Something was going on here.
Then the assembly was over. And I was in the lobby and these people were shaking my hand and introducing themselves to me. They were being friendly. And then it happened.
This old guy was pumping my hand and introducing himself. I told him my name and he stopped. He still had my hand, and he took mine in both of his hands. He had a twinkle in his eye, and look of recognition. He said, “Craig Hill! I know that name. Where do I know that name? I know. You’re the guy we’ve been praying about on Wednesday nights. We’ve been praying you would come to church. That you would question your salvation and want to come to church with Regina! Well welcome here.”
Well Regina had been talking to someone else, but standing right beside me. Needless to say, her head whipped around. And she had a look of panic on her face. She tried to interrupt the conversation, and she seemed mortified that this old guy was saying these things to me.

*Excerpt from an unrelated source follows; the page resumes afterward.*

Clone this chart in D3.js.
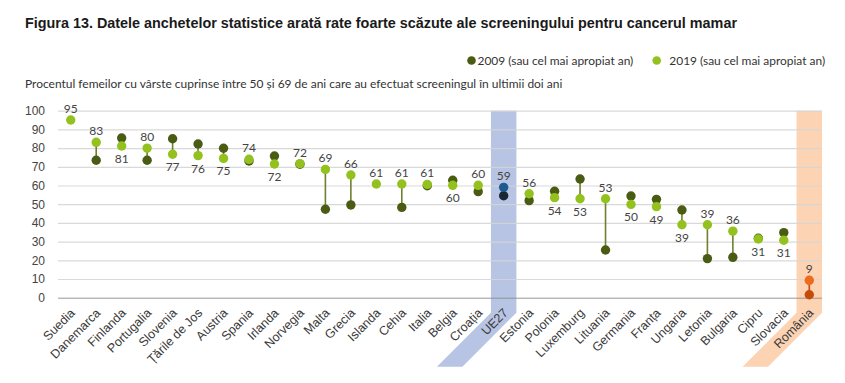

But I was smiling and charmed by him. He had evidently let the cat out of the bag that she’d been praying that I would feel “Uncomfortable in my salvation”. I found out later there was a class at the church on Wednesday nights where everyone submitted their prayer request and they spent the class time praying for those requests. Her prayer request was for me to feel “Uncomfortable in my salvation.”
So Regina, and these people, believed prayer actually worked! Hmmm. They treat their Bibles like college textbooks, they preach about Jesus in the summer, and they believe in prayer. Something was different about how these people at the Alvin church of Christ approached the Lord.
And so began my journey – my journey to find the Lord!
Prologue: I came to Christ and was baptized the following year, and I married Regina. We’ve been married 27 years, and have 3 wonderful children.